PROBLEM DETAILS: Print the records below exactly, from the line containing "Generate a Python script that draws this with Altair." down to the line containing "import pandas as pd", both lines included, and omit every picture.

LISTED ENTRIES:

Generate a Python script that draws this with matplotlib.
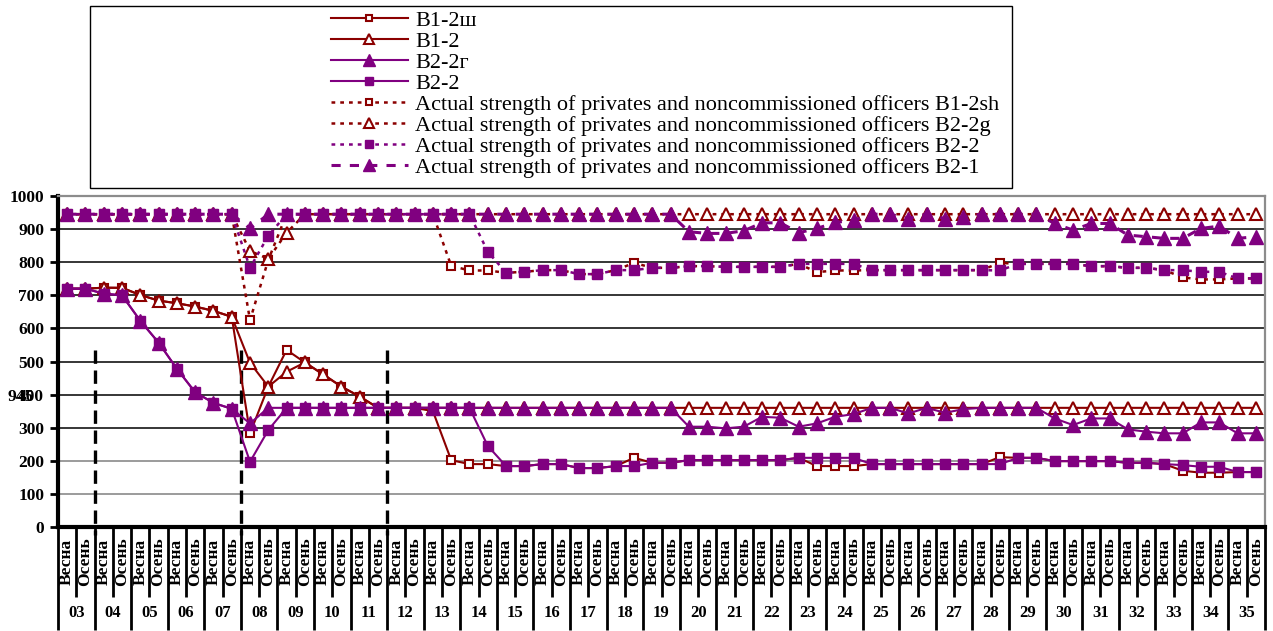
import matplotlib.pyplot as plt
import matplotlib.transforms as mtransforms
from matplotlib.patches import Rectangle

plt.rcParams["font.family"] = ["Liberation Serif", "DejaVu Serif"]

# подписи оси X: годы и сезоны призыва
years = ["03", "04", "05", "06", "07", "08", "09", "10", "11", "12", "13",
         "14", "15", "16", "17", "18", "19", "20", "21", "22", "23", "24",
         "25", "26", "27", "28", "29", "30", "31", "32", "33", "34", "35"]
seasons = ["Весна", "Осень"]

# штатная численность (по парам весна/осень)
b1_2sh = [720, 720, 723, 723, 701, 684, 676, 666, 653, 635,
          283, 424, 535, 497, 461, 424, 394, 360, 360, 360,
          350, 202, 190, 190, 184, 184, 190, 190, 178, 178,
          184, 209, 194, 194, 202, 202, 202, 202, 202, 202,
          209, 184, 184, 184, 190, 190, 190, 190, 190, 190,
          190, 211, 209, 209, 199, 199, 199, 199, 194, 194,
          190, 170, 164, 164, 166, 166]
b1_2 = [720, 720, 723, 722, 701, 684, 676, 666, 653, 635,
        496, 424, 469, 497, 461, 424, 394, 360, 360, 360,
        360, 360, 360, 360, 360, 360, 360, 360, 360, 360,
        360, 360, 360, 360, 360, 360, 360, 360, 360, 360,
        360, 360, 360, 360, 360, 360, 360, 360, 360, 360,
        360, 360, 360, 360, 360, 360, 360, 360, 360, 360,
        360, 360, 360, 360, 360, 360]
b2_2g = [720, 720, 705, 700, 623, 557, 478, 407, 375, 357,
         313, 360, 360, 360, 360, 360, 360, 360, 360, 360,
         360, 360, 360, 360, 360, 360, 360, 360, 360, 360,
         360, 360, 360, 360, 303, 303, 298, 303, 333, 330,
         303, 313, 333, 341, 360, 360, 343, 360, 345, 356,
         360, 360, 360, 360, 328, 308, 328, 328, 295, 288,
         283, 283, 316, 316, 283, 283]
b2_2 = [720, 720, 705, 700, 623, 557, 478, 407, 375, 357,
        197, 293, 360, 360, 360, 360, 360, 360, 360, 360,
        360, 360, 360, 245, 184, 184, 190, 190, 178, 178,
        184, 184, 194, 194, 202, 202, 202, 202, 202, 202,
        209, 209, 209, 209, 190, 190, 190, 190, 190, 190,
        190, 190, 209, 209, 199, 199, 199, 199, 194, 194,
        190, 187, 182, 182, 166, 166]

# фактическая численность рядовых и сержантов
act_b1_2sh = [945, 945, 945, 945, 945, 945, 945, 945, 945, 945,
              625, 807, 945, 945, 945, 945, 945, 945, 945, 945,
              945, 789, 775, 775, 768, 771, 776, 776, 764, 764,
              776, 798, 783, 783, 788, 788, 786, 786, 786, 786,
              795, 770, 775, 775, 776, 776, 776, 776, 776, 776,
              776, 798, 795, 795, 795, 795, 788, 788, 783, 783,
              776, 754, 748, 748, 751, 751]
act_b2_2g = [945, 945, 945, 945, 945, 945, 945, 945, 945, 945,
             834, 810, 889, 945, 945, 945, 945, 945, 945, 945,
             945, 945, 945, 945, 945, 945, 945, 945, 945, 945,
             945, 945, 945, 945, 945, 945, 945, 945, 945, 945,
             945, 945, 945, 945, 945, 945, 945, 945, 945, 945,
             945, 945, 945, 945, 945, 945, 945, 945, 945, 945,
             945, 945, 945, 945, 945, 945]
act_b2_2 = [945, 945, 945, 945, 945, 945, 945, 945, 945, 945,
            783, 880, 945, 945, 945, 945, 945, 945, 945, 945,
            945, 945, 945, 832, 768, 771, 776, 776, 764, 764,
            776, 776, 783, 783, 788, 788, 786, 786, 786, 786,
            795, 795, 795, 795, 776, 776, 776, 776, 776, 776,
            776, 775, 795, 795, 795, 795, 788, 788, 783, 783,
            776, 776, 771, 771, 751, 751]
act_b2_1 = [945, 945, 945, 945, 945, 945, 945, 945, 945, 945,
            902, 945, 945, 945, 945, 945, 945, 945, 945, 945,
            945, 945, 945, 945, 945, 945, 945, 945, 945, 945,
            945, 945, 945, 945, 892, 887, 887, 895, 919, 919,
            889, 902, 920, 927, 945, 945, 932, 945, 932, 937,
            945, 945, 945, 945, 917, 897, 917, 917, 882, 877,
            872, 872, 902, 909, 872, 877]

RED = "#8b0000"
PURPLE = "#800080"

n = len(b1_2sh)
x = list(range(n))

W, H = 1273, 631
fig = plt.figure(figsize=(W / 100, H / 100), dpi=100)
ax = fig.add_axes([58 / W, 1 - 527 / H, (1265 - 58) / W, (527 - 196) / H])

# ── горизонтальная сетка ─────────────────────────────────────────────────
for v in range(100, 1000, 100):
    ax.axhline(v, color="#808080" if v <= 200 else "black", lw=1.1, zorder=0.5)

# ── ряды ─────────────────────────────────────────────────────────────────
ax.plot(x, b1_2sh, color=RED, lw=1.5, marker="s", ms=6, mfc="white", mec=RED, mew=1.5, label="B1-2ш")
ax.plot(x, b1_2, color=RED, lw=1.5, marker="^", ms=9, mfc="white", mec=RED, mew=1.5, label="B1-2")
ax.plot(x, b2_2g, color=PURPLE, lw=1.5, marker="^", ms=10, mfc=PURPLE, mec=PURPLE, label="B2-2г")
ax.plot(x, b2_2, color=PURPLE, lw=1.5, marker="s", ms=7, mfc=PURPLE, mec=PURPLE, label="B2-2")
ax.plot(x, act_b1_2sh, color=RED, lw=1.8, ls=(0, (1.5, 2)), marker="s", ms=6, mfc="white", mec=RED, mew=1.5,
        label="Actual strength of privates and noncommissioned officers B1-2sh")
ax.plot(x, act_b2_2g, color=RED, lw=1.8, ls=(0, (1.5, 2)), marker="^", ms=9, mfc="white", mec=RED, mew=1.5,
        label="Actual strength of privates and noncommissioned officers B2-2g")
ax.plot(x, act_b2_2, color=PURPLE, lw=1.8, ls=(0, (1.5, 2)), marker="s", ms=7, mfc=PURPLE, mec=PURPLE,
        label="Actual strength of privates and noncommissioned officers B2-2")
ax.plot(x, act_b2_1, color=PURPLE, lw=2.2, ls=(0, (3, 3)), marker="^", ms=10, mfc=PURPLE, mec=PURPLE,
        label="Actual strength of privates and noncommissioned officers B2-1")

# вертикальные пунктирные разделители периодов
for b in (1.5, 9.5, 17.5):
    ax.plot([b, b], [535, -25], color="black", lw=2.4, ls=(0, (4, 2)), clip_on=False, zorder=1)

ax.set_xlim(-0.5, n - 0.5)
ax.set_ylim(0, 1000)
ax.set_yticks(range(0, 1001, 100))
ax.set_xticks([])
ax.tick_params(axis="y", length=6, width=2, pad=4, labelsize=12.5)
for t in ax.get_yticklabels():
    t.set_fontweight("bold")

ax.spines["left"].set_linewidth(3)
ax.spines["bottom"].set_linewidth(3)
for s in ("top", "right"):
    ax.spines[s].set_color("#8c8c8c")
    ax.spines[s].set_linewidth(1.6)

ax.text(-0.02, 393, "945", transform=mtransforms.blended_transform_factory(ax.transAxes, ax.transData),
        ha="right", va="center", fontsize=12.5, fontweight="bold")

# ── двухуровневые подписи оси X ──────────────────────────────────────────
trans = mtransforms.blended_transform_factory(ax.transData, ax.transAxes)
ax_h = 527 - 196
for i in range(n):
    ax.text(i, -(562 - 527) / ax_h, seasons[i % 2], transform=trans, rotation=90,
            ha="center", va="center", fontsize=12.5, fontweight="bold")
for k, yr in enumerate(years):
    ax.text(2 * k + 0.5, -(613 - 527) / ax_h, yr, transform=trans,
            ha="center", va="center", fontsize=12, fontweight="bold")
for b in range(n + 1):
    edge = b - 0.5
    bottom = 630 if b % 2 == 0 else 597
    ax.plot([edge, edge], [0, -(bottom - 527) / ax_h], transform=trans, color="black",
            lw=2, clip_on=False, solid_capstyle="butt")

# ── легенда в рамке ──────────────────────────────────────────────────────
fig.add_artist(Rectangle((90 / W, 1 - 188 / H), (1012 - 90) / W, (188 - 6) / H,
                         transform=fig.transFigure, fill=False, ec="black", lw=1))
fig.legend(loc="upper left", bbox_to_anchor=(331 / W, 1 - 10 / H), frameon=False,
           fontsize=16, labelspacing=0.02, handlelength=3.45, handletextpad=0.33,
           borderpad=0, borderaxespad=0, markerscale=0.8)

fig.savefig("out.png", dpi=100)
--
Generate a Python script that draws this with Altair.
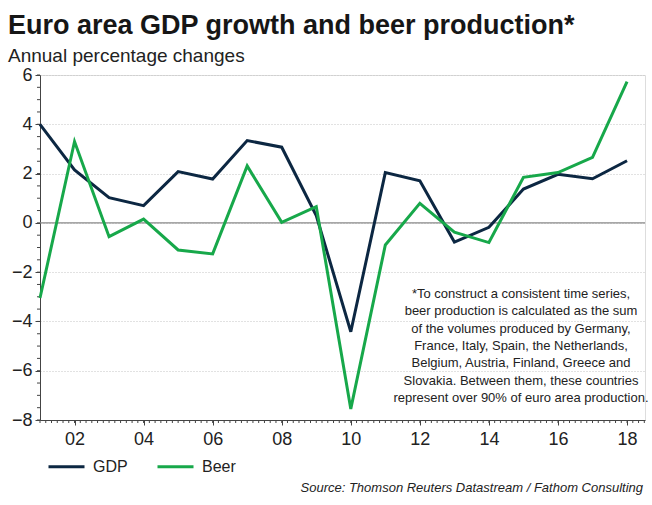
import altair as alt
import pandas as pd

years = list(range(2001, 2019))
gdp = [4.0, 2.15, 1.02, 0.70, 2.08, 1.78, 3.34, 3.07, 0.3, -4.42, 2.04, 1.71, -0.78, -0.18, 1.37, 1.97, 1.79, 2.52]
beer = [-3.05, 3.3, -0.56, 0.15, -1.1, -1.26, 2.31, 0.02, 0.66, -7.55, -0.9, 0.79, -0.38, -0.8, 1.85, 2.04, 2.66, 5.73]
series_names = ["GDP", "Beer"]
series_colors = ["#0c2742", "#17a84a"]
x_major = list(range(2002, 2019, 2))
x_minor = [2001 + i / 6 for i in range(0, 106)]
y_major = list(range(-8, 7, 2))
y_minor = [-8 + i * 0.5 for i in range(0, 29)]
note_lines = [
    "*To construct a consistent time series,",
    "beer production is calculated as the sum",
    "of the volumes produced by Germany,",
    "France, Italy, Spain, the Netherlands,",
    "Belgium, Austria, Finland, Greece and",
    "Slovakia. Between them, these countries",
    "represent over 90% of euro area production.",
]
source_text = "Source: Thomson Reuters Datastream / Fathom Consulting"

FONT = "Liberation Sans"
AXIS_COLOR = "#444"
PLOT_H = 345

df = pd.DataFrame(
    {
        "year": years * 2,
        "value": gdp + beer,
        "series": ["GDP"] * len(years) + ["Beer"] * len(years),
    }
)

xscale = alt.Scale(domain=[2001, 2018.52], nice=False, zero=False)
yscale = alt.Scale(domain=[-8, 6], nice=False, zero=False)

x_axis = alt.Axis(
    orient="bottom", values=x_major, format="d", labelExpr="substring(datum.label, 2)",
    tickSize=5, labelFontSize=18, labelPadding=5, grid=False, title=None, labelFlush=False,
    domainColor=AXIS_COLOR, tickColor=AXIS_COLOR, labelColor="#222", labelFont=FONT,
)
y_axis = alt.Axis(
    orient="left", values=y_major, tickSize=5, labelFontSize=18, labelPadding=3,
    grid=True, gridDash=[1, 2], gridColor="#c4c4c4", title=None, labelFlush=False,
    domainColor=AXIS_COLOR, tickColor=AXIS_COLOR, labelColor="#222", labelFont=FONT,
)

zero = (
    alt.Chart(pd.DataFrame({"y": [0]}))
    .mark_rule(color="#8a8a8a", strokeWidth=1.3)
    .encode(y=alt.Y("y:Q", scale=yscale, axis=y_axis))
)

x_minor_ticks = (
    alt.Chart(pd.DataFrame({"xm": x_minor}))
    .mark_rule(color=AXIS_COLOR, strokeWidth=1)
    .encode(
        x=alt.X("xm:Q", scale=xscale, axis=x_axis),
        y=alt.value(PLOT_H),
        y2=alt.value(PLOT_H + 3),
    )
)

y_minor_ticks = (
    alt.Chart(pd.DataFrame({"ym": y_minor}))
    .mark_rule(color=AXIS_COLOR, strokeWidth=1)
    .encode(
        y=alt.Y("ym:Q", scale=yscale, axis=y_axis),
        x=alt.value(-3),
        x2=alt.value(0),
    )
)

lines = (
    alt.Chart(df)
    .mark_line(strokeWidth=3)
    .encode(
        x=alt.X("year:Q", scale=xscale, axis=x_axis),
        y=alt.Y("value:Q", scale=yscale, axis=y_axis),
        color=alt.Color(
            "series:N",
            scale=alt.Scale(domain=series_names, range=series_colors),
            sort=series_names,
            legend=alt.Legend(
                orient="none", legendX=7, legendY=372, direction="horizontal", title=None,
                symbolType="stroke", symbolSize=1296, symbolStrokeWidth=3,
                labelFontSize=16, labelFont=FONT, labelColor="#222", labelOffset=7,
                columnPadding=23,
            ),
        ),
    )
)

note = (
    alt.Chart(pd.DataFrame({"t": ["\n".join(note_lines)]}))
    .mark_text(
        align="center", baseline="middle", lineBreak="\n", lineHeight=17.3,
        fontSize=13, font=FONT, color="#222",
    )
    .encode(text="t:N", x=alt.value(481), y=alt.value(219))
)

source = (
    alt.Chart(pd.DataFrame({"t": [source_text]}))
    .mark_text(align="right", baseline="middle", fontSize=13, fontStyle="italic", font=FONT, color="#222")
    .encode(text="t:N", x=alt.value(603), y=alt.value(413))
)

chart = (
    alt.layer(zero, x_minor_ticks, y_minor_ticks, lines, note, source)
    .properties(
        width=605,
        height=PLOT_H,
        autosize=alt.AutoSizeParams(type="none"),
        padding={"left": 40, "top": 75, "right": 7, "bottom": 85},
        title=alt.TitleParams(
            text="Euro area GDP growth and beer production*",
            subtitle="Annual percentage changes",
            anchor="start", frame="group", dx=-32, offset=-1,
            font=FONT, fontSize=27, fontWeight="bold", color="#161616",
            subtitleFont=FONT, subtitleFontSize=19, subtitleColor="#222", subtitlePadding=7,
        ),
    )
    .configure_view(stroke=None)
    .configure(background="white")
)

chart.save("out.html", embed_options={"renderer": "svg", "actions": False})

SOLVED PROBLEM:
Generate a Python script that draws this with Altair.
import altair as alt
import pandas as pd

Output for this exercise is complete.